Singer-songwriter Leyla McCalla’s music can be described as truly “multicultural.”
Born in New York City, the child of Haitian immigrants, she plays cello, banjo and guitar. McCalla’s most recent studio album, her fifth, Sun Without the Heat from 2024 is a unique mix of Afrobeat, Tropicalismo and American Roots music.
The album’s title track draws inspiration from an 1857 speech given by American social reformer and abolitionist Frederick Douglas: “You want the crops without the plow / You want the rain without the thunder / You want the ocean without the roar of its waters.”
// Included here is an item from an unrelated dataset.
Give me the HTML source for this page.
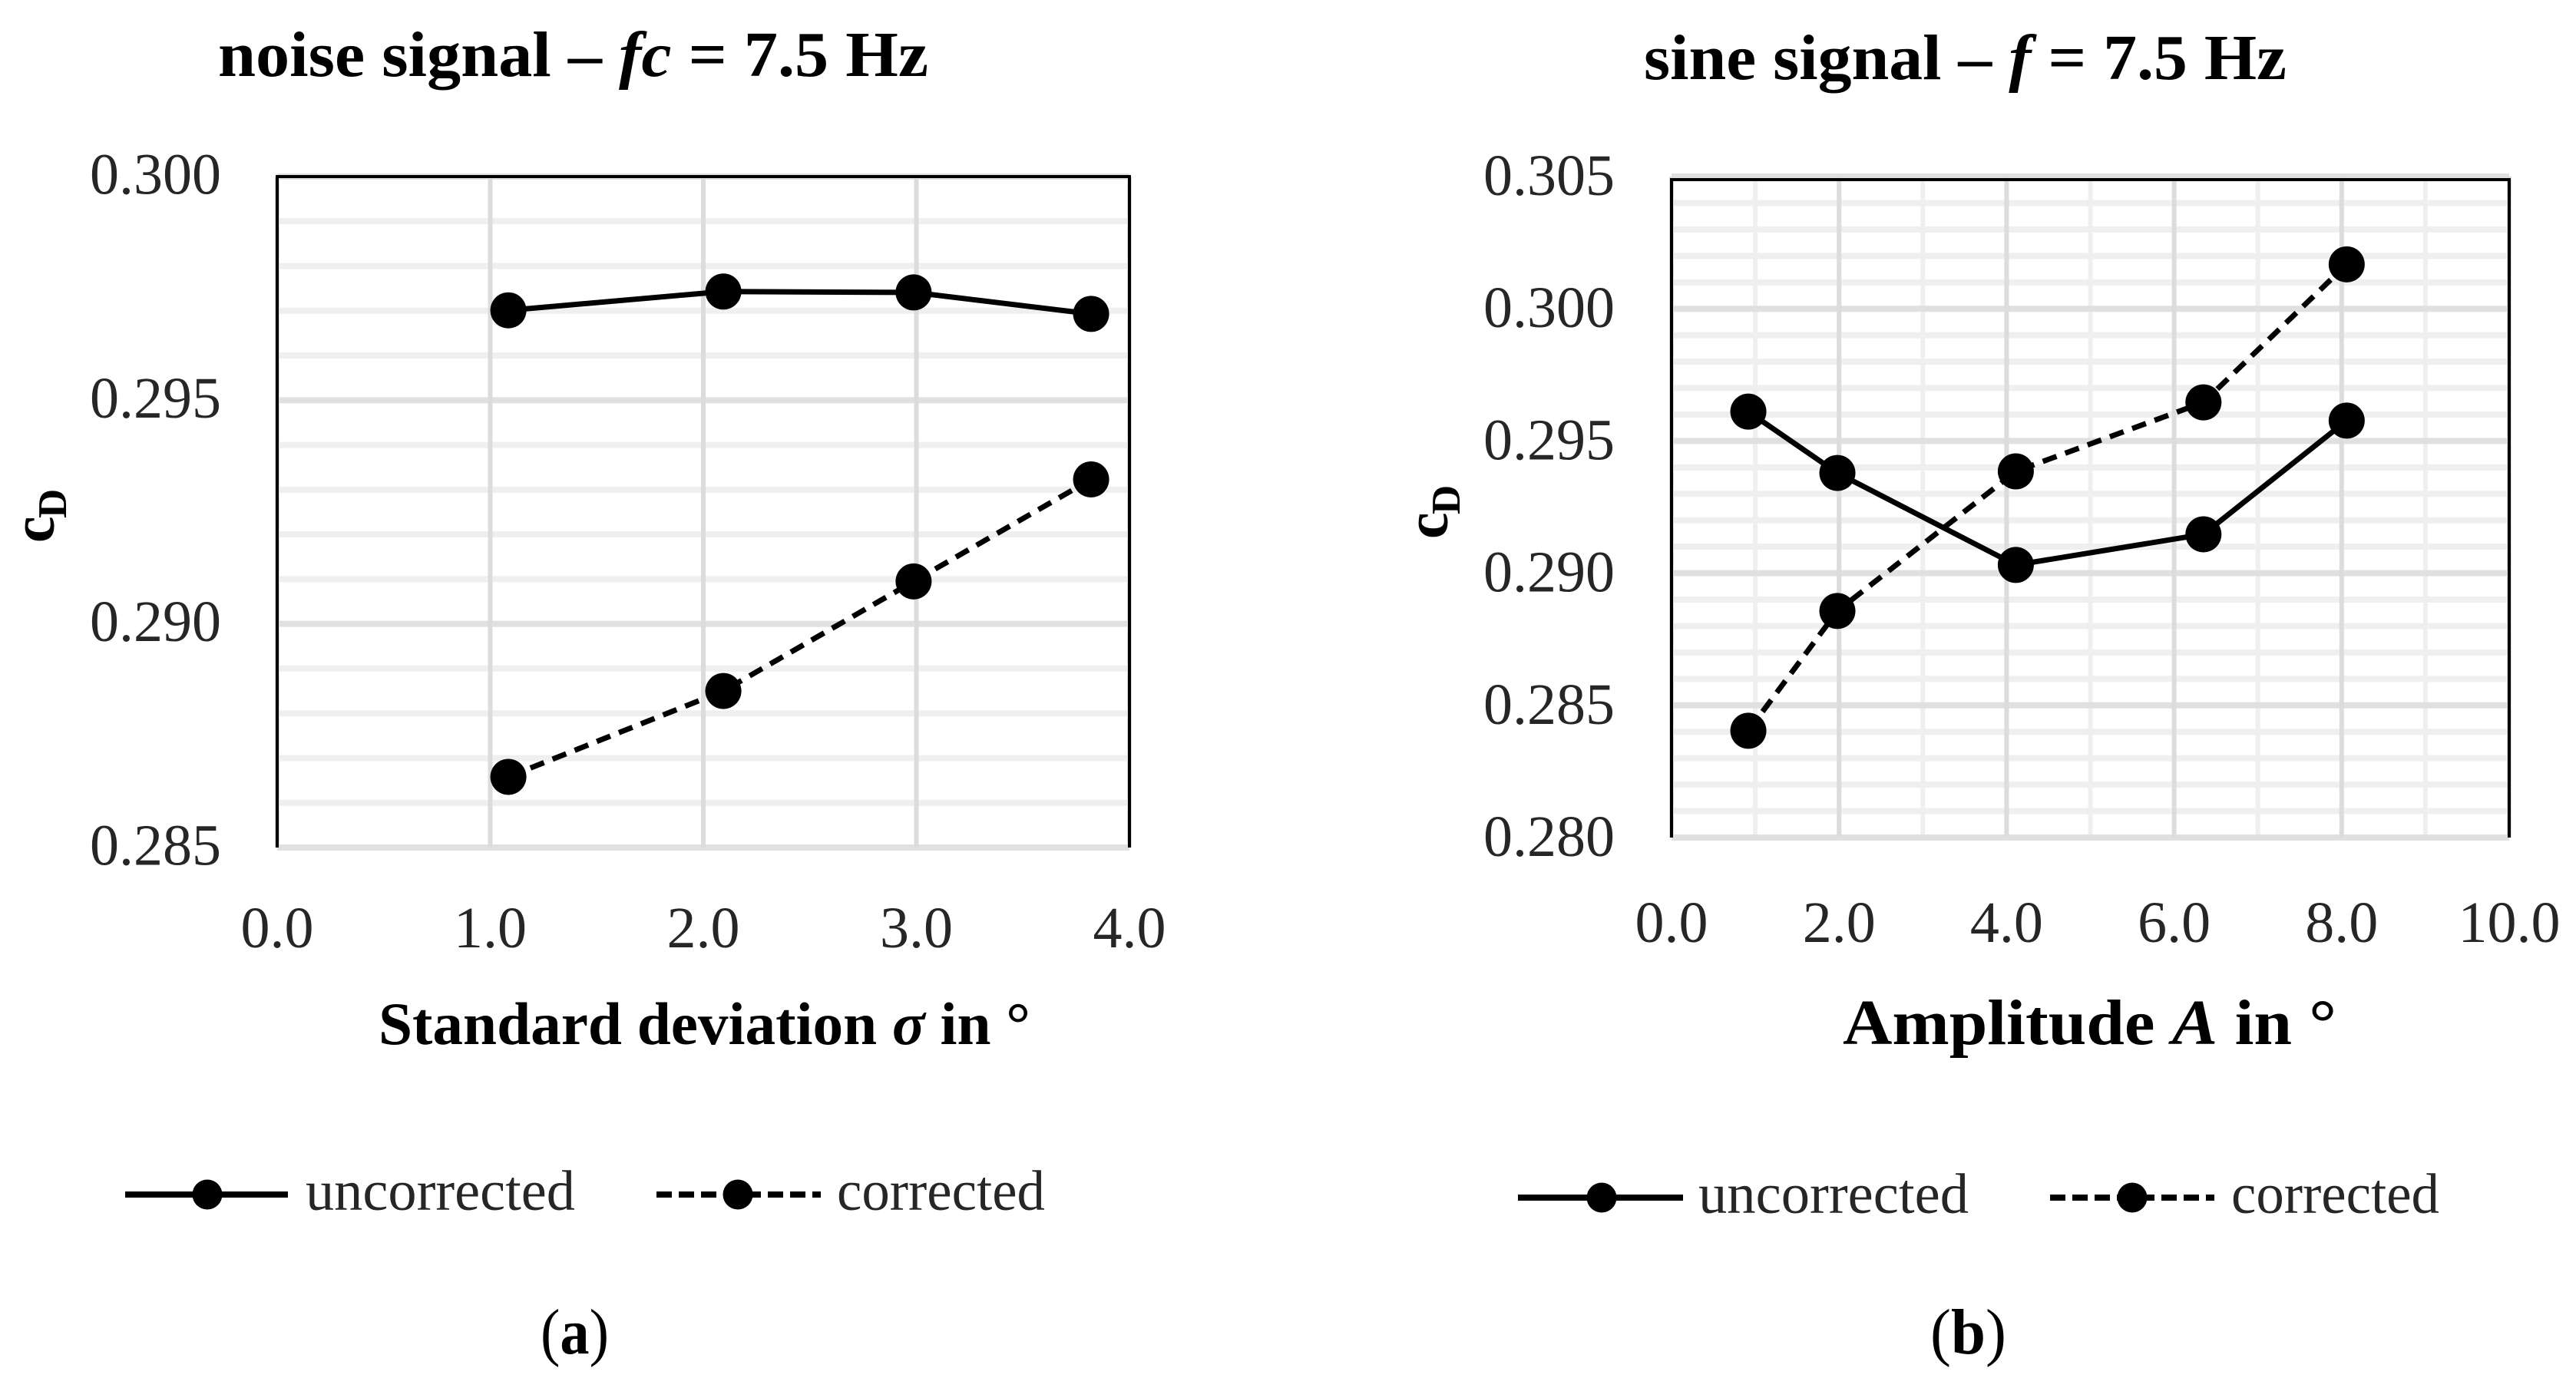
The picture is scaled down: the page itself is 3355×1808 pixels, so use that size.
<!DOCTYPE html>
<html lang="en">
<head>
<meta charset="utf-8">
<title>Drag coefficient: noise and sine signals</title>
<style>
html,body{margin:0;padding:0;background:#fff;width:3355px;height:1808px;overflow:hidden}
svg{display:block;font-family:"Liberation Serif",serif}
.tick{font-size:76px;fill:#262626}
.bold{font-weight:700;fill:#000}
.it{font-style:italic}
.leg{font-size:74px;fill:#262626}
</style>
</head>
<body>
<svg id="figure" xmlns="http://www.w3.org/2000/svg" width="3355" height="1808" viewBox="0 0 3355 1808">
  <rect width="3355" height="1808" fill="#fff"/>

  <g id="chart-a"></g>
  <g id="chart-b"></g>

  <text class="bold" x="284" y="99" font-size="84" textLength="925" lengthAdjust="spacingAndGlyphs">noise signal – <tspan class="it">fc</tspan> = 7.5 Hz</text>
  <text class="bold" x="2141" y="103" font-size="84" textLength="837" lengthAdjust="spacingAndGlyphs">sine signal – <tspan class="it">f</tspan> = 7.5 Hz</text>

  <text class="bold" x="493" y="1360" font-size="78" textLength="849" lengthAdjust="spacingAndGlyphs">Standard deviation <tspan class="it">σ</tspan> in °</text>
  <text class="bold" x="2400" y="1360" font-size="84" textLength="643" lengthAdjust="spacingAndGlyphs">Amplitude <tspan class="it">A</tspan> in °</text>

  <g class="bold">
    <text transform="translate(70,707) rotate(-90)" font-size="78">c</text>
    <text transform="translate(86,675) rotate(-90)" font-size="53">D</text>
  </g>
  <g class="bold">
    <text transform="translate(1885,702) rotate(-90)" font-size="78">c</text>
    <text transform="translate(1901,670) rotate(-90)" font-size="53">D</text>
  </g>

  <g>
    <g>
      <line x1="163" y1="1556" x2="375" y2="1556" stroke="#000" stroke-width="8"/>
      <circle cx="270" cy="1556" r="19.5" fill="#000"/>
      <text class="leg" x="398" y="1576" textLength="351" lengthAdjust="spacingAndGlyphs">uncorrected</text>
    </g>
    <g>
      <line x1="855" y1="1556" x2="1069" y2="1556" stroke="#000" stroke-width="8" stroke-dasharray="20 9"/>
      <circle cx="961" cy="1556" r="19.5" fill="#000"/>
      <text class="leg" x="1090" y="1576" textLength="271" lengthAdjust="spacingAndGlyphs">corrected</text>
    </g>
  </g>

  <g>
    <g>
      <line x1="1977" y1="1560" x2="2192" y2="1560" stroke="#000" stroke-width="8"/>
      <circle cx="2086" cy="1560" r="19.5" fill="#000"/>
      <text class="leg" x="2212" y="1580" textLength="352" lengthAdjust="spacingAndGlyphs">uncorrected</text>
    </g>
    <g>
      <line x1="2670" y1="1560" x2="2884" y2="1560" stroke="#000" stroke-width="8" stroke-dasharray="20 9"/>
      <circle cx="2777" cy="1560" r="19.5" fill="#000"/>
      <text class="leg" x="2906" y="1580" textLength="271" lengthAdjust="spacingAndGlyphs">corrected</text>
    </g>
  </g>

  <text x="704" y="1763" font-size="84" textLength="89" lengthAdjust="spacingAndGlyphs">(<tspan font-weight="700">a</tspan>)</text>
  <text x="2514" y="1763" font-size="84" textLength="99" lengthAdjust="spacingAndGlyphs">(<tspan font-weight="700">b</tspan>)</text>
</svg>

<script>
// Chart (a): noise signal
const aXValues = [1.085, 2.094, 2.987, 3.82];
const aUncorrected = [0.29701, 0.29743, 0.29741, 0.29693];
const aCorrected = [0.28658, 0.2885, 0.29095, 0.29323];
const aXTicks = [0, 1, 2, 3, 4];
const aXTickLabels = ['0.0', '1.0', '2.0', '3.0', '4.0'];
const aYTicks = [0.285, 0.29, 0.295, 0.3];
const aYTickLabels = ['0.285', '0.290', '0.295', '0.300'];

// Chart (b): sine signal
const bXValues = [0.917, 1.98, 4.11, 6.35, 8.06];
const bUncorrected = [0.29611, 0.29379, 0.29031, 0.29147, 0.29577];
const bCorrected = [0.28404, 0.28857, 0.29385, 0.29646, 0.30168];
const bXTicks = [0, 2, 4, 6, 8, 10];
const bXTickLabels = ['0.0', '2.0', '4.0', '6.0', '8.0', '10.0'];
const bYTicks = [0.28, 0.285, 0.29, 0.295, 0.3, 0.305];
const bYTickLabels = ['0.280', '0.285', '0.290', '0.295', '0.300', '0.305'];

const SVG_NS = 'http://www.w3.org/2000/svg';

function make(parent, tag, props) {
  const el = document.createElementNS(SVG_NS, tag);
  for (const k in props) el.setAttribute(k, props[k]);
  parent.appendChild(el);
  return el;
}

function drawChart(root, geo, xValues, seriesSolid, seriesDashed, xTicks, xLabels, yTicks, yLabels) {
  const xMin = xTicks[0], xMax = xTicks[xTicks.length - 1];
  const yMin = yTicks[0], yMax = yTicks[yTicks.length - 1];
  const xs = v => geo.left + (v - xMin) / (xMax - xMin) * (geo.right - geo.left);
  const ys = v => geo.bottom - (v - yMin) / (yMax - yMin) * (geo.bottom - geo.top);

  // minor horizontal gridlines: five subdivisions per major step
  for (let i = 0; i < yTicks.length - 1; i++) {
    for (let j = 1; j < 5; j++) {
      const v = yTicks[i] + (yTicks[i + 1] - yTicks[i]) * j / 5;
      const el = make(root, 'line', {x1: geo.left, x2: geo.right, y1: ys(v), y2: ys(v), stroke: '#efefef', 'stroke-width': 8});
      
      
    }
  }
  // minor vertical gridlines
  if (geo.minorX) {
    for (let i = 0; i < xTicks.length - 1; i++) {
      const v = (xTicks[i] + xTicks[i + 1]) / 2;
      const el = make(root, 'line', {x1: xs(v), x2: xs(v), y1: geo.top, y2: geo.bottom, stroke: '#efefef', 'stroke-width': 6});
      
      
    }
  }
  // major gridlines
  yTicks.forEach(v => {
    const el = make(root, 'line', {x1: geo.left, x2: geo.right, y1: ys(v), y2: ys(v), stroke: '#e0e0e0', 'stroke-width': 8});
    
    
  });
  xTicks.forEach(v => {
    const el = make(root, 'line', {x1: xs(v), x2: xs(v), y1: geo.top, y2: geo.bottom, stroke: '#dcdcdc', 'stroke-width': 6});
    
    
  });

  // black frame on left, top, right
  const frame = make(root, 'path', {
    d: 'M' + geo.left + ' ' + geo.bottom + 'V' + geo.frameTop + 'H' + geo.right + 'V' + geo.bottom,
    fill: 'none', stroke: '#000', 'stroke-width': 4
  });
  
  

  // tick labels
  yTicks.forEach((v, i) => {
    const t = make(root, 'text', {x: geo.yLabelX, y: ys(v) + geo.yLabelDy, 'text-anchor': 'end', class: 'tick'});
    
    
    t.textContent = yLabels[i];
  });
  xTicks.forEach((v, i) => {
    const t = make(root, 'text', {x: xs(v), y: geo.xLabelY, 'text-anchor': 'middle', class: 'tick'});
    
    
    t.textContent = xLabels[i];
  });

  // series
  const pts = vals => vals.map((v, i) => xs(xValues[i]) + ',' + ys(v)).join(' ');

  const solid = make(root, 'polyline', {points: pts(seriesSolid), fill: 'none', stroke: '#000', 'stroke-width': 7, 'stroke-linejoin': 'round'});
  
  

  const dashed = make(root, 'polyline', {points: pts(seriesDashed), fill: 'none', stroke: '#000', 'stroke-width': 7, 'stroke-dasharray': '19 12'});
  
  

  seriesSolid.forEach((v, i) => {
    const c = make(root, 'circle', {cx: xs(xValues[i]), cy: ys(v), r: 23.5, fill: '#000'});
    
    
  });
  seriesDashed.forEach((v, i) => {
    const c = make(root, 'circle', {cx: xs(xValues[i]), cy: ys(v), r: 23.5, fill: '#000'});
    
    
  });
}

drawChart(document.getElementById('chart-a'),
  {left: 361, right: 1471, top: 230, bottom: 1104, frameTop: 230, yLabelX: 288, yLabelDy: 22.5, xLabelY: 1234, minorX: false},
  aXValues, aUncorrected, aCorrected, aXTicks, aXTickLabels, aYTicks, aYTickLabels);

drawChart(document.getElementById('chart-b'),
  {left: 2177, right: 3268, top: 230, bottom: 1091, frameTop: 234, yLabelX: 2103, yLabelDy: 24, xLabelY: 1227, minorX: true},
  bXValues, bUncorrected, bCorrected, bXTicks, bXTickLabels, bYTicks, bYTickLabels);
</script>
</body>
</html>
Douglass argues that liberation and equity are not possible without committing to transformative action.
McCalla is a founding member of Our Native Daughters, a group of female banjo players, with Rhiannon Giddens, Amythyst Kiah and Allison Russell. She was also a member of the Grammy Award-winning group Carolina Chocolate Drops, which also included Giddens.
McCalla’s upcoming appearance at the University of Washington’s Meany Center in Seattle. alongside American roots master Taj Mahal, is due in part to this ongoing collaboration with Giddens, who is serving as the Meany Center's 2024-25 Artistic Partner.
The performance is part of a five-artist roster curated by Giddens for the Meany season: The Transcendence of Cultural Connections. Each performance features artists who cross borders, cultures and time.
“Purity is a myth,” Giddens said. “We are never without something to mix with — the strength of one plus the strength of another makes a strength that can withstand armies.”
Beginning at age 12, McCalla was on track to be a classical cellist, studying at the esteemed Juilliard School in New York City. She was drawn to a life in music.
“I loved the camaraderie and community building that music requires. I loved being a part of that, learning new music and hearing all the parts come in. I remember getting chills on the back of my neck, and feeling that this is what my life needs to be about," McCalla told KNKX.
She became active in chamber music groups and orchestras, until she moved to Ghana as a teenager and became “completely derailed from the conservatory track.”
“It opened up this whole other world of seeing what music could be in my life. Am I really supposed to be focused on learning western European classical music, or is there something else that I should be looking for? “ she recalled.
A turning point came when she returned to New York at the age of 18, and heard cellist Rufus Cappadocia playing with a band called Voodoo Drums of Haiti.
“I remember thinking ‘okay, this is the thing!’ This speaks to me on an entirely different level. And that changed my life. After that I started to orient towards learning different styles of music, and being able to play by ear. That was the real transformation for me.”
She first encountered Taj Mahal when he was an informal creative consultant to the Carolina Chocolate Drops. Part of the mission of that group was to talk about the history of old-time African American music, a culture that was largely commodified by white Americans.
The April 12 show at Meany Center is titled Black Banjo, and both Taj Mahal and McCalla will be playing banjo on each others’ songs. The banjo has a complicated history in the United States, going back to the 17th century, when enslaved Africans recreated the gourd-shaped, goat-skin stringed instruments from their homelands.
In the early 1800s banjo became part of a phenomenon called "blackface minstrelsy." The first minstrel shows were performed in 1830s by white performers with blackened faces and tattered clothing who imitated and mimicked enslaved Africans on Southern plantations. Thomas Dartmouth Rice, known as the “Father of Minstrelsy,” developed the first popularly known blackface character, “Jim Crow” in 1830.
McCalla said the instrument called to her.
“It’s become a big part of my understanding of the Black Atlantic, and opened up conversations about the commodification of Black culture in white spaces," she said.
English sociologist Paul Gilroy describes the Black Atlantic as a “culture that is not specifically African, American, Caribbean, or British, but all of these at once, a black Atlantic culture whose themes and techniques transcend ethnicity and nationality to produce something new.”
“A lot of Black people distanced themselves from old-time American music, because of the harmful racial stereotyping. But this music was Black music. What Black people created in fiddle and banjo music, those spaces became white spaces for decades until the Carolina Chocolate Drops," McCalla explained.
“I see all the layers of it historically. I see how cultural advocacy, activism and history can become a part of performance, I see myself as part of that lineage.”
Leyla McCalla performs Black Banjo with Taj Mahal at the Meany Center on April 12.